▶ **STATED EXERCISE**
Repeat the records below exactly, leaving out any pictures.
━━ MATERIAL ━━
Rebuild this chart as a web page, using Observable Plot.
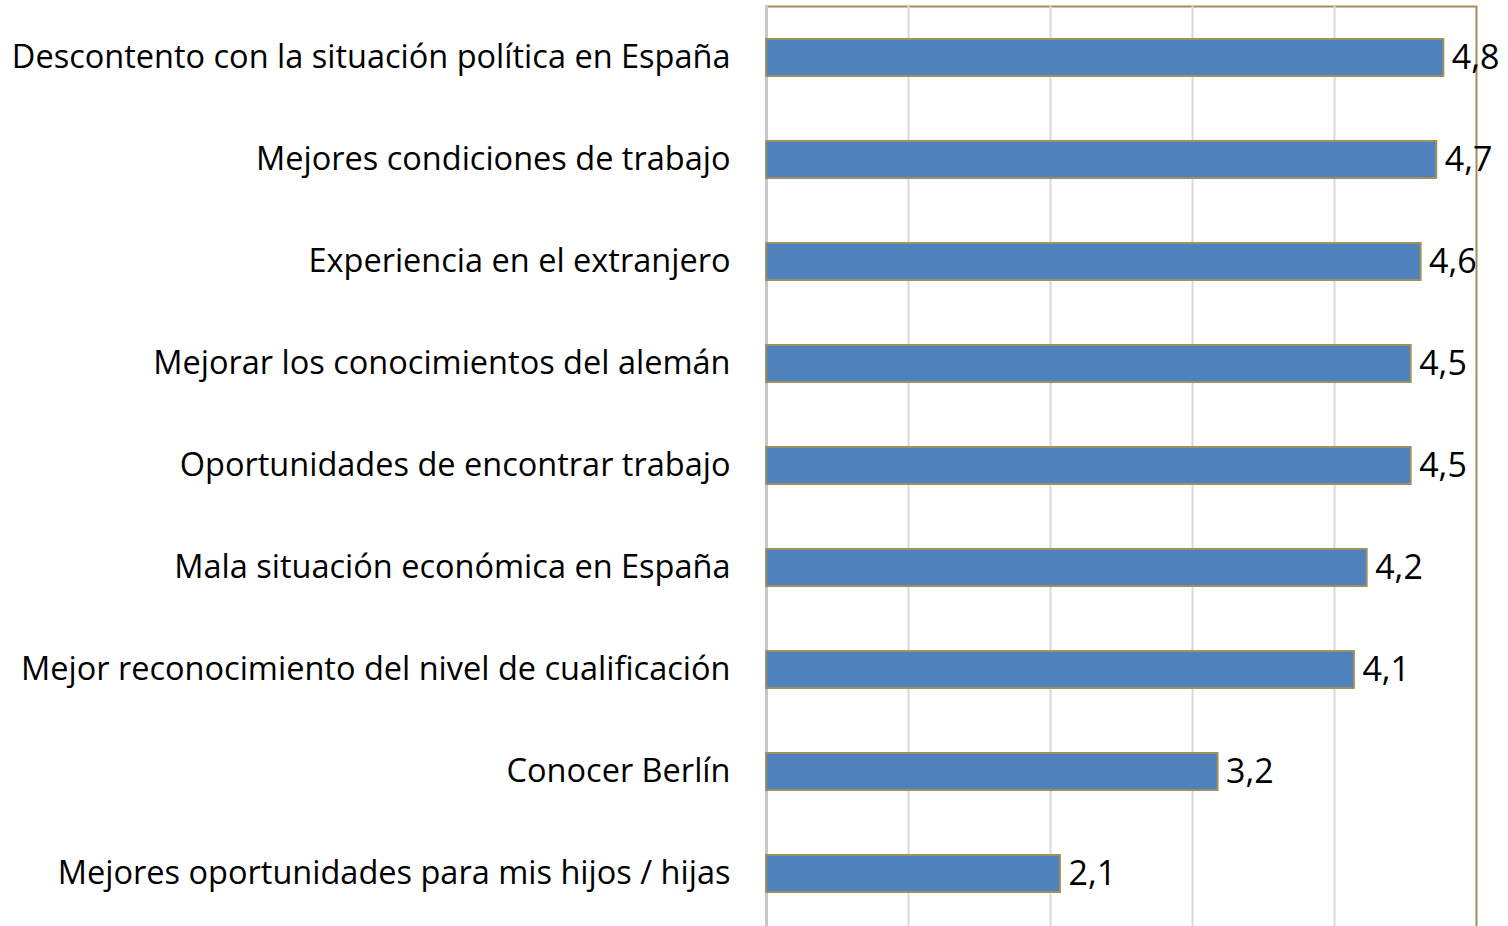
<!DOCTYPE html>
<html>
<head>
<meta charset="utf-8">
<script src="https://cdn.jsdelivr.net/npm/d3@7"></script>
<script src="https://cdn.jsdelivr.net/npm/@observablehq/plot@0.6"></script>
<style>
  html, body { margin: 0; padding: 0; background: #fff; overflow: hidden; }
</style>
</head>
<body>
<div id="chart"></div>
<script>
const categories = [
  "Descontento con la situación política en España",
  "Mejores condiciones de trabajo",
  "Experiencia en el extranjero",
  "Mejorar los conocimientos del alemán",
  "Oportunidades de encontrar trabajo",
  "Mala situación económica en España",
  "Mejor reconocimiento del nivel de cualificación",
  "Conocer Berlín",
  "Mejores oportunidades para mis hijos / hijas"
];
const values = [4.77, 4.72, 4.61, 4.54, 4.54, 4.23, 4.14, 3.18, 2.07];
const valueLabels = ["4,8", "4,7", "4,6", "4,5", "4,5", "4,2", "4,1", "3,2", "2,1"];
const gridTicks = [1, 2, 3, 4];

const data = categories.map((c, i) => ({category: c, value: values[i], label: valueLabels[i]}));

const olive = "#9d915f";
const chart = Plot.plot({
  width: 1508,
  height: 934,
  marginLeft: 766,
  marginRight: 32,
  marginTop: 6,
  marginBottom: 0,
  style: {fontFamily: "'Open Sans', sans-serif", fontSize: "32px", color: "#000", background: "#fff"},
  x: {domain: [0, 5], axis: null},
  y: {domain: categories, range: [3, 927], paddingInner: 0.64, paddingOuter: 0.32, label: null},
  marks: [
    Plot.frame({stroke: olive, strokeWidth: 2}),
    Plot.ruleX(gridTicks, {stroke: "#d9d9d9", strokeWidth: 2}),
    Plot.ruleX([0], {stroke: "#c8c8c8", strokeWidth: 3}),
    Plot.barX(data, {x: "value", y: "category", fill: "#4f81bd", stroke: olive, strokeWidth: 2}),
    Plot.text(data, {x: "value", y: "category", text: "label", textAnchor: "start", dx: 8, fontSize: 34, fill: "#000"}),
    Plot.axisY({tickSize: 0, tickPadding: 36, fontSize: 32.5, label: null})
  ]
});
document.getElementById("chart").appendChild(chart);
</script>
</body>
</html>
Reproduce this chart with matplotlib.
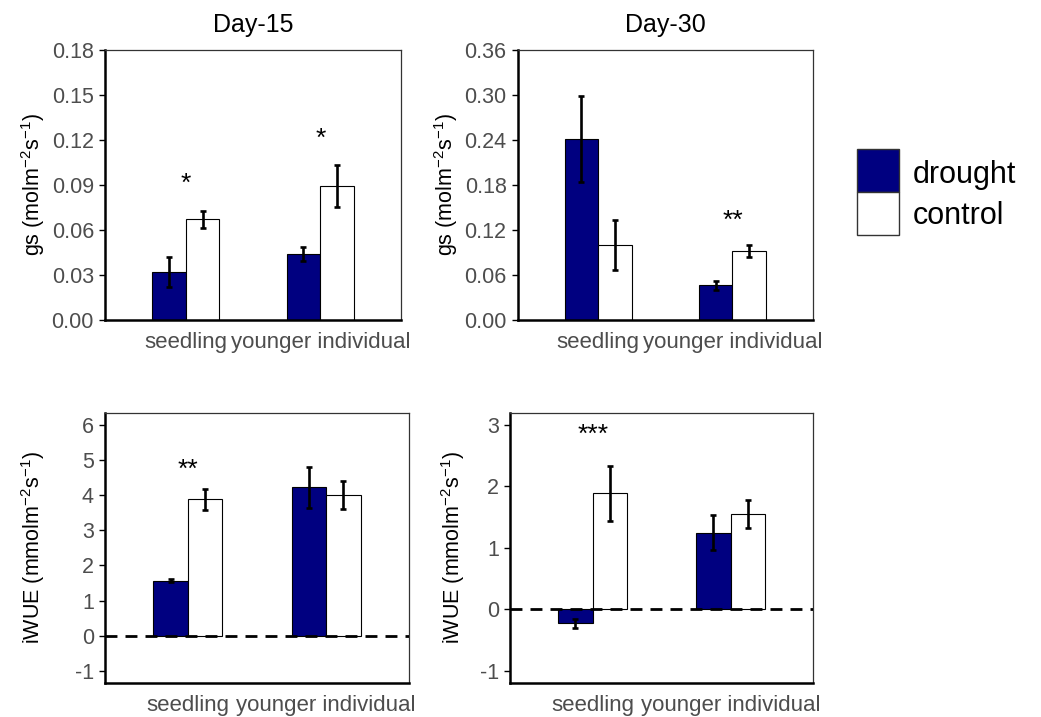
━━━
▶ **FINISHED ANSWER**
Rebuild this chart as a web page, using Observable Plot.
<!DOCTYPE html>
<html>
<head>
<meta charset="utf-8">
<script src="https://cdn.jsdelivr.net/npm/d3@7"></script>
<script src="https://cdn.jsdelivr.net/npm/@observablehq/plot@0.6"></script>
<style>
  html, body { margin: 0; padding: 0; background: #fff; overflow: hidden; }
</style>
</head>
<body>
<div id="chart"></div>
<script>
const categories = [
  "Descontento con la situación política en España",
  "Mejores condiciones de trabajo",
  "Experiencia en el extranjero",
  "Mejorar los conocimientos del alemán",
  "Oportunidades de encontrar trabajo",
  "Mala situación económica en España",
  "Mejor reconocimiento del nivel de cualificación",
  "Conocer Berlín",
  "Mejores oportunidades para mis hijos / hijas"
];
const values = [4.77, 4.72, 4.61, 4.54, 4.54, 4.23, 4.14, 3.18, 2.07];
const valueLabels = ["4,8", "4,7", "4,6", "4,5", "4,5", "4,2", "4,1", "3,2", "2,1"];
const gridTicks = [1, 2, 3, 4];

const data = categories.map((c, i) => ({category: c, value: values[i], label: valueLabels[i]}));

const olive = "#9d915f";
const chart = Plot.plot({
  width: 1508,
  height: 934,
  marginLeft: 766,
  marginRight: 32,
  marginTop: 6,
  marginBottom: 0,
  style: {fontFamily: "'Open Sans', sans-serif", fontSize: "32px", color: "#000", background: "#fff"},
  x: {domain: [0, 5], axis: null},
  y: {domain: categories, range: [3, 927], paddingInner: 0.64, paddingOuter: 0.32, label: null},
  marks: [
    Plot.frame({stroke: olive, strokeWidth: 2}),
    Plot.ruleX(gridTicks, {stroke: "#d9d9d9", strokeWidth: 2}),
    Plot.ruleX([0], {stroke: "#c8c8c8", strokeWidth: 3}),
    Plot.barX(data, {x: "value", y: "category", fill: "#4f81bd", stroke: olive, strokeWidth: 2}),
    Plot.text(data, {x: "value", y: "category", text: "label", textAnchor: "start", dx: 8, fontSize: 34, fill: "#000"}),
    Plot.axisY({tickSize: 0, tickPadding: 36, fontSize: 32.5, label: null})
  ]
});
document.getElementById("chart").appendChild(chart);
</script>
</body>
</html>
Reproduce this chart with matplotlib.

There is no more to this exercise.